╭─ Source material

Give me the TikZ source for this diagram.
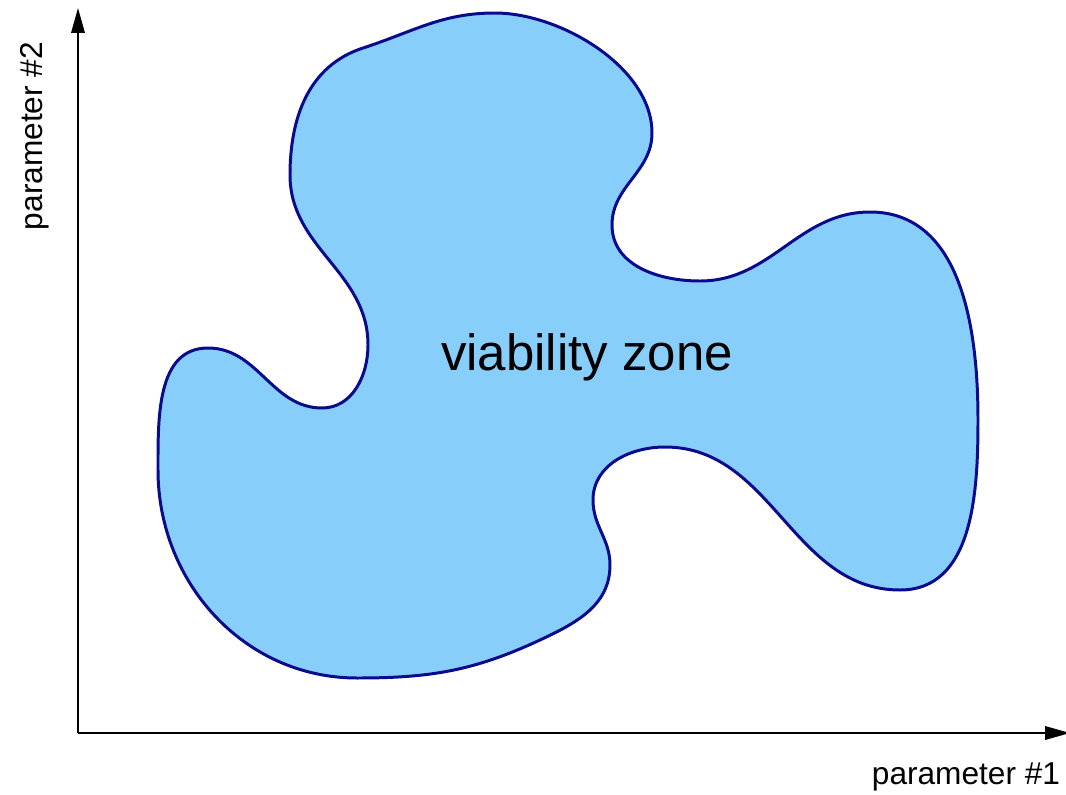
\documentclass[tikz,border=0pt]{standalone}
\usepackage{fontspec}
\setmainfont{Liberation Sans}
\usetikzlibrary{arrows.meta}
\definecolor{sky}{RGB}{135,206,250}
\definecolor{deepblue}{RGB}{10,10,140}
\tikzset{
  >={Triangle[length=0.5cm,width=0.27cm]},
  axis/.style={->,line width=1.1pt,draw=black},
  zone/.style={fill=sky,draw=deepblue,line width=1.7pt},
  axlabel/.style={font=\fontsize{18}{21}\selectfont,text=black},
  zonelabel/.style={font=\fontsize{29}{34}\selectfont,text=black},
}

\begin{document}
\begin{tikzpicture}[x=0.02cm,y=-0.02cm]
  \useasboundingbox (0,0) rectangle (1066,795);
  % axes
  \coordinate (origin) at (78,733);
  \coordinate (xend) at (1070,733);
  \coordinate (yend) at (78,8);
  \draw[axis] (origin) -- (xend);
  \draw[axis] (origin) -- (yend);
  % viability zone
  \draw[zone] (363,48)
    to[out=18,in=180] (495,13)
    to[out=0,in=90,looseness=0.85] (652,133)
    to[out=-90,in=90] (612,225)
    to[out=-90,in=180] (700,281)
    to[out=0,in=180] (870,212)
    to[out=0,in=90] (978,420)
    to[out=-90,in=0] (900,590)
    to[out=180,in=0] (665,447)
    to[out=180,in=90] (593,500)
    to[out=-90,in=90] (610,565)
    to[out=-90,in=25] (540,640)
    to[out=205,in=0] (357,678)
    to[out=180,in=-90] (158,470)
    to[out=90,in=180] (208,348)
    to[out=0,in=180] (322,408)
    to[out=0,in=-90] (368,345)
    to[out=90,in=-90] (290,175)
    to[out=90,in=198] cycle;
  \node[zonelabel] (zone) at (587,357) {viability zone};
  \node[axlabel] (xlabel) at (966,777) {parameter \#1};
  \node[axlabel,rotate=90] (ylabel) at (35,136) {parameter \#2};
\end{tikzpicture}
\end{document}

╰─

» The task
In your copy, leave out the pictures and reproduce the material above exactly.

» Response below
Give me the TikZ source for this diagram.
\documentclass[tikz,border=0pt]{standalone}
\usepackage{fontspec}
\setmainfont{Liberation Sans}
\usetikzlibrary{arrows.meta}
\definecolor{sky}{RGB}{135,206,250}
\definecolor{deepblue}{RGB}{10,10,140}
\tikzset{
  >={Triangle[length=0.5cm,width=0.27cm]},
  axis/.style={->,line width=1.1pt,draw=black},
  zone/.style={fill=sky,draw=deepblue,line width=1.7pt},
  axlabel/.style={font=\fontsize{18}{21}\selectfont,text=black},
  zonelabel/.style={font=\fontsize{29}{34}\selectfont,text=black},
}

\begin{document}
\begin{tikzpicture}[x=0.02cm,y=-0.02cm]
  \useasboundingbox (0,0) rectangle (1066,795);
  % axes
  \coordinate (origin) at (78,733);
  \coordinate (xend) at (1070,733);
  \coordinate (yend) at (78,8);
  \draw[axis] (origin) -- (xend);
  \draw[axis] (origin) -- (yend);
  % viability zone
  \draw[zone] (363,48)
    to[out=18,in=180] (495,13)
    to[out=0,in=90,looseness=0.85] (652,133)
    to[out=-90,in=90] (612,225)
    to[out=-90,in=180] (700,281)
    to[out=0,in=180] (870,212)
    to[out=0,in=90] (978,420)
    to[out=-90,in=0] (900,590)
    to[out=180,in=0] (665,447)
    to[out=180,in=90] (593,500)
    to[out=-90,in=90] (610,565)
    to[out=-90,in=25] (540,640)
    to[out=205,in=0] (357,678)
    to[out=180,in=-90] (158,470)
    to[out=90,in=180] (208,348)
    to[out=0,in=180] (322,408)
    to[out=0,in=-90] (368,345)
    to[out=90,in=-90] (290,175)
    to[out=90,in=198] cycle;
  \node[zonelabel] (zone) at (587,357) {viability zone};
  \node[axlabel] (xlabel) at (966,777) {parameter \#1};
  \node[axlabel,rotate=90] (ylabel) at (35,136) {parameter \#2};
\end{tikzpicture}
\end{document}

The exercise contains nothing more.